TV Review: THE BIG BANG THEORY: Season 8, Episode 16: The Intimacy Acceleration [CBS]

Kaley Cuoco Jim Parsons The Big Bang Theory The Intimacy Acceleration
 

CBS The Big Bang Theory The Intimacy Acceleration TV Show Review. The Big Bang Theory, Season 8, Episode 16: The Intimacy Acceleration combined success and failure, having some truly good moments with some that were almost totally superfluous, but the good still outweighed the bad.

Sheldon (Jim Parsons) and Penny (Kaley Cuoco) decide to conduct an experiment that will decide if intimate feelings of love can be achieved by a platonic couple through admissions of inner feelings and emotional responses laid bare. This gives both characters a chance to develop mutually strong comic performances fed by some good lines, also revealing secrets which gives the pair depth and showcases to the viewing audience things about them we didn’t know before.

Penny asks Sheldon for example who he would like over for a dinner guest?

“Euclid (ancient Greek mathematician),” Sheldon responds. “But I can’t stand the sight of sandals.”

During their interplay Penny suddenly admits, “I just felt a wave of affection for you.”

“Are you sure it isn’t the Bible juice (wine)?” Sheldon asks.

On a more serious note Penny, an actress, admits she is envious of the IQ of Sheldon and his scientist friends, while Sheldon ultimately confesses he knows he can be a difficult personality at times.

“I think of you as a sister,” Sheldon confides, one of the series’ more endearing moments.

The other two subplots are less effective in descending order, first, an airport losing the cremated ashes of the mother of Howard Wolowitz (Simon Helberg). There is also a visit to a game room made up to look like a mad scientist lab in which Leonard (Johnny Galecki), Amy (Mayim Bialik), Raj (Kunal Nayyar) and a rarely seen character, Emily (Laura Spencer), a dermatologist girlfriend of Raj, attempt to solve puzzles.

The frustration all people can identify with airports had potential, but it was largely squandered because the scene revealed little about Howard’s relationship with his late mother. This also happened in the last episode where Helberg underplayed the moment in which he heard about his mother’s death, not his fault as he was given little to work with.

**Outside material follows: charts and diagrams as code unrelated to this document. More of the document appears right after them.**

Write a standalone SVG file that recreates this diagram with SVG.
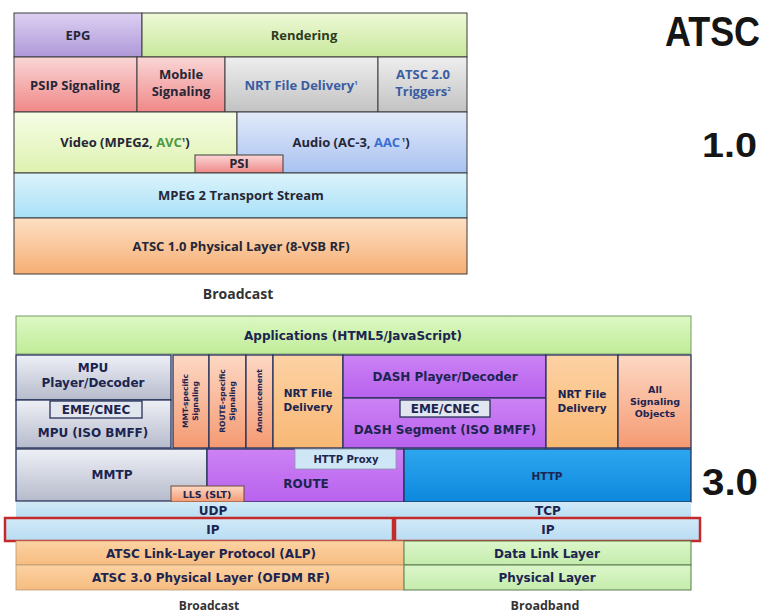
<svg xmlns="http://www.w3.org/2000/svg" width="776" height="614" viewBox="0 0 776 614">
<defs>
<linearGradient id="gPurple1" x1="0" y1="0" x2="0" y2="1"><stop offset="0" stop-color="#ddd0f2"/><stop offset="1" stop-color="#ae98d8"/></linearGradient>
<linearGradient id="gGreen1" x1="0" y1="0" x2="0" y2="1"><stop offset="0" stop-color="#eef9d8"/><stop offset="1" stop-color="#c8e89c"/></linearGradient>
<linearGradient id="gPink" x1="0" y1="0" x2="0" y2="1"><stop offset="0" stop-color="#fad6d6"/><stop offset="1" stop-color="#f08888"/></linearGradient>
<linearGradient id="gGray1" x1="0" y1="0" x2="0" y2="1"><stop offset="0" stop-color="#eeeeee"/><stop offset="1" stop-color="#c2c2c2"/></linearGradient>
<linearGradient id="gVideo" x1="0" y1="0" x2="0" y2="1"><stop offset="0" stop-color="#f6fde6"/><stop offset="1" stop-color="#def2b0"/></linearGradient>
<linearGradient id="gAudio" x1="0" y1="0" x2="0" y2="1"><stop offset="0" stop-color="#e2eafa"/><stop offset="1" stop-color="#a9c2f0"/></linearGradient>
<linearGradient id="gCyan" x1="0" y1="0" x2="0" y2="1"><stop offset="0" stop-color="#dcf4fc"/><stop offset="1" stop-color="#a8e0f6"/></linearGradient>
<linearGradient id="gOrange1" x1="0" y1="0" x2="0" y2="1"><stop offset="0" stop-color="#fde0c4"/><stop offset="1" stop-color="#f6ae74"/></linearGradient>
<linearGradient id="gApp" x1="0" y1="0" x2="0" y2="1"><stop offset="0" stop-color="#dcf8c4"/><stop offset="1" stop-color="#c0ec98"/></linearGradient>
<linearGradient id="gMpu" x1="0" y1="0" x2="0" y2="1"><stop offset="0" stop-color="#eef0f6"/><stop offset="1" stop-color="#b6bbcc"/></linearGradient>
<linearGradient id="gSalmon" x1="0" y1="0" x2="0" y2="1"><stop offset="0" stop-color="#fdd8c4"/><stop offset="1" stop-color="#f59a72"/></linearGradient>
<linearGradient id="gNrt" x1="0" y1="0" x2="0" y2="1"><stop offset="0" stop-color="#fdd2a4"/><stop offset="1" stop-color="#f8b874"/></linearGradient>
<linearGradient id="gDash" x1="0" y1="0" x2="0" y2="1"><stop offset="0" stop-color="#cc82f4"/><stop offset="1" stop-color="#b862ee"/></linearGradient>
<linearGradient id="gHttp" x1="0" y1="0" x2="0" y2="1"><stop offset="0" stop-color="#2ea6f0"/><stop offset="1" stop-color="#0c88dc"/></linearGradient>
<linearGradient id="gLb" x1="0" y1="0" x2="0" y2="1"><stop offset="0" stop-color="#d2eaf8"/><stop offset="1" stop-color="#b8dcf2"/></linearGradient>
<linearGradient id="gAlp" x1="0" y1="0" x2="0" y2="1"><stop offset="0" stop-color="#fcd2a2"/><stop offset="1" stop-color="#f6bc80"/></linearGradient>
<linearGradient id="gDl" x1="0" y1="0" x2="0" y2="1"><stop offset="0" stop-color="#dcf6ca"/><stop offset="1" stop-color="#c4ecac"/></linearGradient>
<style>
.t1{font-family:"Open Sans","Liberation Sans",sans-serif;font-weight:700;font-size:13px;fill:#262636;text-anchor:middle}
.t3{font-family:"DejaVu Sans","Liberation Sans",sans-serif;font-weight:700;font-size:12px;fill:#1c2450;text-anchor:middle}
.sm{font-size:10.5px}
.xs{font-size:9.5px}
.vt{font-size:7.5px}
.big{font-family:"Liberation Sans","Open Sans",sans-serif;font-weight:700;fill:#151515}
.lbl{font-family:"Open Sans","Liberation Sans",sans-serif;font-weight:700;fill:#333;text-anchor:middle}
.c1{stroke:#3c3c3c;stroke-width:1}
.c3{stroke:#27325a;stroke-width:1.3}
.thin{stroke:#8a9aae;stroke-width:0.8}
.blue{fill:#3b5ca0}
.grn{fill:#4f9a3c}
.ablue{fill:#3b6ed4}
.sup{font-size:6px}
.ipframe{fill:none;stroke:#c42a2a;stroke-width:2.5}
</style>
</defs>
<rect width="776" height="614" fill="#ffffff"/>

<!-- titles -->
<g id="title-atsc"><text class="big" x="665" y="46" style="font-size:42px" textLength="95" lengthAdjust="spacingAndGlyphs">ATSC</text></g>
<g id="title-10"><text class="big" x="702" y="157" style="font-size:35px" textLength="55" lengthAdjust="spacingAndGlyphs">1.0</text></g>
<g id="title-30"><text class="big" x="702" y="495" style="font-size:37px" textLength="56" lengthAdjust="spacingAndGlyphs">3.0</text></g>

<!-- ATSC 1.0 stack -->
<g id="epg"><rect class="c1" x="14" y="13" width="128" height="44" fill="url(#gPurple1)"/><text class="t1" x="78" y="40">EPG</text></g>
<g id="rendering"><rect class="c1" x="142" y="13" width="325" height="44" fill="url(#gGreen1)"/><text class="t1" x="304" y="40" style="fill:#2e3a1e">Rendering</text></g>
<g id="psip"><rect class="c1" x="14" y="57" width="123" height="55" fill="url(#gPink)"/><text class="t1" x="75" y="90">PSIP Signaling</text></g>
<g id="mobile"><rect class="c1" x="137" y="57" width="88" height="55" fill="url(#gPink)"/><text class="t1" x="181" y="79">Mobile</text><text class="t1" x="181" y="96">Signaling</text></g>
<g id="nrt1"><rect class="c1" x="225" y="57" width="153" height="55" fill="url(#gGray1)"/><text class="t1 blue" x="301" y="90">NRT File Delivery<tspan class="sup" dy="-5">1</tspan></text></g>
<g id="triggers"><rect class="c1" x="378" y="57" width="89" height="55" fill="url(#gGray1)"/><text class="t1 blue" x="423" y="79">ATSC 2.0</text><text class="t1 blue" x="423" y="96">Triggers<tspan class="sup" dy="-5">2</tspan></text></g>
<g id="video"><rect class="c1" x="14" y="112" width="223" height="61" fill="url(#gVideo)"/><text class="t1" x="125" y="147">Video (MPEG2, <tspan class="grn">AVC</tspan><tspan class="sup" dy="-5">1</tspan><tspan dy="5">)</tspan></text></g>
<g id="audio"><rect class="c1" x="237" y="112" width="230" height="61" fill="url(#gAudio)"/><text class="t1" x="351" y="147">Audio (AC-3, <tspan class="ablue">AAC</tspan><tspan class="sup" dy="-5"> 1</tspan><tspan dy="5">)</tspan></text></g>
<g id="psi"><rect class="c1" x="195" y="155" width="88" height="18" fill="url(#gPink)"/><text class="t1" x="239" y="168">PSI</text></g>
<g id="mpeg2ts"><rect class="c1" x="14" y="173" width="453" height="45" fill="url(#gCyan)"/><text class="t1" x="241" y="200">MPEG 2 Transport Stream</text></g>
<g id="phy1"><rect class="c1" x="14" y="218" width="453" height="56" fill="url(#gOrange1)"/><text class="t1" x="241" y="251">ATSC 1.0 Physical Layer (8-VSB RF)</text></g>
<g id="label-broadcast1"><text class="lbl" x="238" y="299" style="font-size:14px">Broadcast</text></g>

<!-- ATSC 3.0 stack -->
<g id="applications"><rect x="16" y="316" width="675" height="38" fill="url(#gApp)" stroke="#7a9a6a" stroke-width="1"/><text class="t3" x="353" y="340">Applications (HTML5/JavaScript)</text></g>
<g id="mpu-player"><rect class="c3" x="16" y="355" width="155" height="45" fill="url(#gMpu)"/><text class="t3" x="93" y="372">MPU</text><text class="t3" x="93" y="387">Player/Decoder</text></g>
<g id="mpu-isobmff"><rect class="c3" x="16" y="400" width="155" height="48" fill="url(#gMpu)"/><text class="t3" x="93" y="437">MPU (ISO BMFF)</text></g>
<g id="eme1"><rect class="c3" x="50" y="401" width="92" height="17" fill="#e2e6ee"/><text class="t3" x="96" y="414">EME/CNEC</text></g>
<g id="mmt-sig"><rect class="c3" x="173" y="355" width="36" height="93" fill="url(#gSalmon)"/><text class="t3 vt" transform="translate(188,401) rotate(-90)">MMT-specific</text><text class="t3 vt" transform="translate(198,401) rotate(-90)">Signaling</text></g>
<g id="route-sig"><rect class="c3" x="209" y="355" width="37" height="93" fill="url(#gSalmon)"/><text class="t3 vt" transform="translate(225,401) rotate(-90)">ROUTE-specific</text><text class="t3 vt" transform="translate(235,401) rotate(-90)">Signaling</text></g>
<g id="announcement"><rect class="c3" x="246" y="355" width="27" height="93" fill="url(#gSalmon)"/><text class="t3 vt" transform="translate(262,401) rotate(-90)">Announcement</text></g>
<g id="nrt3a"><rect class="c3" x="273" y="355" width="70" height="93" fill="url(#gNrt)"/><text class="t3 sm" x="308" y="397">NRT File</text><text class="t3 sm" x="308" y="411">Delivery</text></g>
<g id="dash-player"><rect class="c3" x="343" y="355" width="203" height="43" fill="url(#gDash)"/><text class="t3" x="445" y="381">DASH Player/Decoder</text></g>
<g id="dash-segment"><rect class="c3" x="343" y="398" width="203" height="50" fill="url(#gDash)"/><text class="t3" x="445" y="434">DASH Segment (ISO BMFF)</text></g>
<g id="eme2"><rect class="c3" x="400" y="400" width="90" height="17" fill="#e2e6ee"/><text class="t3" x="445" y="413">EME/CNEC</text></g>
<g id="nrt3b"><rect class="c3" x="546" y="355" width="72" height="93" fill="url(#gNrt)"/><text class="t3 sm" x="582" y="398">NRT File</text><text class="t3 sm" x="582" y="412">Delivery</text></g>
<g id="all-signaling"><rect class="c3" x="618" y="355" width="73" height="93" fill="url(#gSalmon)"/><text class="t3 xs" x="655" y="393">All</text><text class="t3 xs" x="655" y="405">Signaling</text><text class="t3 xs" x="655" y="417">Objects</text></g>
<g id="mmtp"><rect class="c3" x="16" y="449" width="191" height="52" fill="url(#gMpu)"/><text class="t3" x="112" y="479">MMTP</text></g>
<g id="route"><rect class="c3" x="207" y="449" width="197" height="53" fill="url(#gDash)"/><text class="t3" x="306" y="488">ROUTE</text></g>
<g id="http-proxy"><rect class="thin" x="295" y="449" width="101" height="20" fill="#cfe6f6"/><text class="t3" style="font-size:10px" x="346" y="463">HTTP Proxy</text></g>
<g id="http"><rect class="c3" x="404" y="449" width="287" height="53" fill="url(#gHttp)"/><text class="t3" style="font-size:10.5px" x="547" y="480">HTTP</text></g>
<g id="lls"><rect x="171" y="486" width="73" height="16" fill="url(#gSalmon)" stroke="#6a4a3a" stroke-width="1"/><text class="t3" style="font-size:9.5px" x="207" y="498">LLS (SLT)</text></g>
<g id="udp"><rect x="16" y="502" width="388" height="16" fill="url(#gLb)"/><text class="t3" x="213" y="515">UDP</text></g>
<g id="tcp"><rect x="404" y="502" width="287" height="16" fill="url(#gLb)"/><text class="t3" x="548" y="515">TCP</text></g>
<g id="ip-broadcast"><rect x="5" y="518" width="388" height="23" fill="url(#gLb)"/><rect class="ipframe" x="5" y="518" width="388" height="23"/><text class="t3" x="213" y="534">IP</text></g>
<g id="ip-broadband"><rect x="395" y="518" width="305" height="23" fill="url(#gLb)"/><rect class="ipframe" x="395" y="518" width="305" height="23"/><text class="t3" x="548" y="534">IP</text></g>
<g id="alp"><rect x="16" y="541" width="388" height="24" fill="url(#gAlp)" stroke="#b89870" stroke-width="0.8"/><text class="t3" x="211" y="558">ATSC Link-Layer Protocol (ALP)</text></g>
<g id="data-link"><rect x="404" y="541" width="287" height="24" fill="url(#gDl)" stroke="#5a7a4a" stroke-width="1"/><text class="t3" x="547" y="558">Data Link Layer</text></g>
<g id="phy3"><rect x="16" y="565" width="388" height="25" fill="url(#gAlp)" stroke="#b89870" stroke-width="0.8"/><text class="t3" x="211" y="582">ATSC 3.0 Physical Layer (OFDM RF)</text></g>
<g id="phy-broadband"><rect x="404" y="565" width="287" height="25" fill="url(#gDl)" stroke="#5a7a4a" stroke-width="1"/><text class="t3" x="547" y="582">Physical Layer</text></g>
<g id="label-broadcast3"><text class="lbl" x="209" y="610" style="font-size:12px">Broadcast</text></g>
<g id="label-broadband"><text class="lbl" x="545" y="610" style="font-size:12.5px">Broadband</text></g>
<g id="connectors"/>
</svg>
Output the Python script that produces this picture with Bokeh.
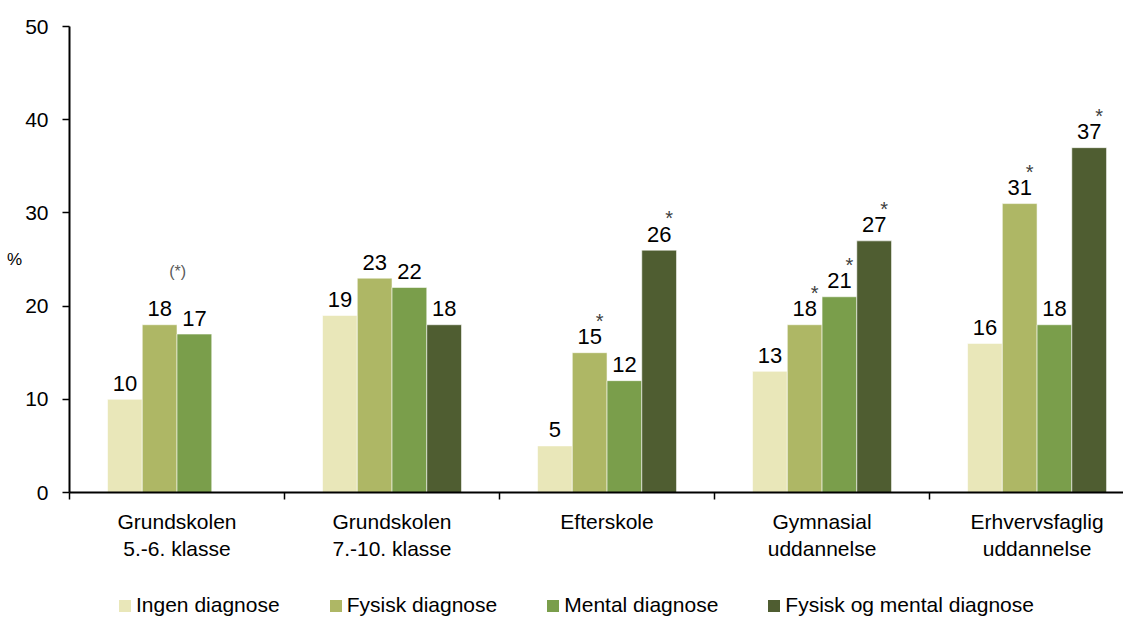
from bokeh.plotting import figure
from bokeh.models import (ColumnDataSource, Range1d, FixedTicker, Legend, LegendItem)
from bokeh.layouts import column
from bokeh.embed import file_html
from bokeh.resources import INLINE
from bokeh.core.properties import value

# ---- data ----
categories = ["Grundskolen\n5.-6. klasse", "Grundskolen\n7.-10. klasse", "Efterskole",
              "Gymnasial\nuddannelse", "Erhvervsfaglig\nuddannelse"]
series_names = ["Ingen diagnose", "Fysisk diagnose", "Mental diagnose", "Fysisk og mental diagnose"]
ingen = [10, 19, 5, 13, 16]
fysisk = [18, 23, 15, 18, 31]
mental = [17, 22, 12, 21, 18]
begge = [None, 18, 26, 27, 37]
# significance markers
sig_fysisk = ["(*)", "", "*", "*", "*"]
sig_mental = ["", "", "", "*", ""]
sig_begge = ["", "", "*", "*", "*"]
sig_ingen = ["", "", "", "", ""]
y_ticks = [0, 10, 20, 30, 40, 50]

colors = ["#E9E7B9", "#AEB765", "#7A9E4B", "#4F5D31"]
FONT = "Liberation Sans"

p = figure(width=1123, height=575, output_backend="svg", toolbar_location=None,
           x_range=Range1d(0, 4.902), y_range=Range1d(0, 50),
           min_border_left=69, min_border_top=26, min_border_right=0, min_border_bottom=83)
p.outline_line_color = None
p.xgrid.visible = False
p.ygrid.visible = False
p.background_fill_color = "white"

bar_w = 0.1616
offsets = [-1.5 * bar_w, -0.5 * bar_w, 0.5 * bar_w, 1.5 * bar_w]
all_series = [ingen, fysisk, mental, begge]
all_sig = [sig_ingen, sig_fysisk, sig_mental, sig_begge]

for k, (vals, sig, col, off) in enumerate(zip(all_series, all_sig, colors, offsets)):
    xs, ys, labs, sigs = [], [], [], []
    for i, v in enumerate(vals):
        if v is None:
            continue
        xs.append(i + 0.5 + off)
        ys.append(v)
        labs.append(str(v))
        sigs.append(sig[i])
    src = ColumnDataSource(dict(x=xs, top=ys, lab=labs, sig=sigs))
    p.vbar(x="x", top="top", width=bar_w, bottom=0, source=src,
           fill_color=col, line_color="white", line_width=0.8, line_alpha=0.7)
    p.text(x="x", y="top", text="lab", source=src, text_align="center",
           text_baseline="alphabetic", y_offset=-16, text_font=value(FONT),
           text_font_size="22px", text_color="black")
    star_src = ColumnDataSource(dict(x=[x for x, s in zip(xs, sigs) if s == "*"],
                                     y=[y for y, s in zip(ys, sigs) if s == "*"]))
    p.text(x="x", y="y", text=value("*"), source=star_src, text_align="center",
           text_baseline="alphabetic", x_offset=10, y_offset=-32, text_font=value(FONT),
           text_font_size="20px", text_color="#404040")
    par_src = ColumnDataSource(dict(x=[x for x, s in zip(xs, sigs) if s == "(*)"],
                                    y=[y for y, s in zip(ys, sigs) if s == "(*)"]))
    p.text(x="x", y="y", text=value("(*)"), source=par_src, text_align="center",
           text_baseline="middle", x_offset=18, y_offset=-53, text_font=value(FONT),
           text_font_size="16px", text_color="#595959")

# x axis
xa = p.xaxis[0]
xa.ticker = FixedTicker(ticks=[i + 0.5 for i in range(len(categories))],
                        minor_ticks=[0, 1, 2, 3, 4])
xa.major_label_overrides = {i + 0.5: c for i, c in enumerate(categories)}
xa.major_tick_out = 0
xa.major_tick_in = 0
xa.minor_tick_out = 7
xa.minor_tick_in = 0
xa.minor_tick_line_color = "black"
xa.minor_tick_line_width = 1.5
xa.axis_line_color = "black"
xa.axis_line_width = 2
xa.major_label_standoff = 10
xa.major_label_text_font = FONT
xa.major_label_text_font_size = "21px"
xa.major_label_text_color = "black"

ya = p.yaxis[0]
ya.ticker = FixedTicker(ticks=y_ticks)
ya.major_tick_out = 7
ya.major_tick_in = 0
ya.minor_tick_out = 0
ya.minor_tick_in = 0
ya.major_tick_line_color = "black"
ya.major_tick_line_width = 1.5
ya.axis_line_color = "black"
ya.axis_line_width = 2
ya.major_label_standoff = 14
ya.major_label_text_font = FONT
ya.major_label_text_font_size = "21px"
ya.major_label_text_color = "black"
ya.axis_label = "%"
ya.axis_label_orientation = "horizontal"
ya.axis_label_standoff = 0
ya.axis_label_text_font = FONT
ya.axis_label_text_font_size = "17px"
ya.axis_label_text_font_style = "normal"
ya.axis_label_text_color = "black"

# legend strip below the chart
lg = figure(width=1123, height=42, output_backend="svg", toolbar_location=None,
            x_range=Range1d(0, 1), y_range=Range1d(0, 1),
            x_axis_location=None, y_axis_location=None,
            min_border_left=0, min_border_right=0, min_border_top=0, min_border_bottom=0)
lg.outline_line_color = None
lg.xgrid.visible = False
lg.ygrid.visible = False
items = []
for n, col in zip(series_names, colors):
    # legend-only swatch with zero height (invisible in the strip itself)
    r = lg.vbar(x=[0.5], top=[0], bottom=[0], width=0.1, fill_color=col, line_color=None)
    items.append(LegendItem(label=n, renderers=[r]))
legend = Legend(items=items, orientation="horizontal", location=(48, 0), border_line_color=None,
                background_fill_alpha=0, label_text_font=FONT, label_text_font_size="21px",
                label_text_color="black",
                glyph_width=15, glyph_height=15, label_standoff=4, spacing=48,
                padding=0, margin=0)
lg.add_layout(legend, "center")

open("out.html", "w").write(file_html(column(p, lg), INLINE))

Howard’s peculiar ambivalence would seem to indicate the tenuous bond between he and his mother was dysfunctional, which is fine. More however could have been offered to us to flesh out what seems a bleak history—–in other words figuratively—-“I’m sorry you’re dead, but I can’t cry because we were never very close to begin with.”

There is one moment of brightness in the airport scene. In what was no doubt the funniest moment of the entire show, Bernadette (Melissa Rauch) angrily tells the airport attendant in her squeaky voice, “One way or the other, we’re walking out of this airport with a dead woman.”

The game room scene is a miserable failure and added not only nothing, but ate up precious time that could have been spent explaining more about Howard and his late mother. Max Adler, portraying a zombie in the lab, delivers lines that can barely be understood and gives no indication of his talent.

I have complained before about how the producers of the show often try to do too much in only 30 minutes, which if you subtract the commercials is more like 18 minutes of air time. The game room scene offered nothing and weakened the other two subplots.

Nevertheless, the soul-searching stare-down between Sheldon and Penny was worth the effort.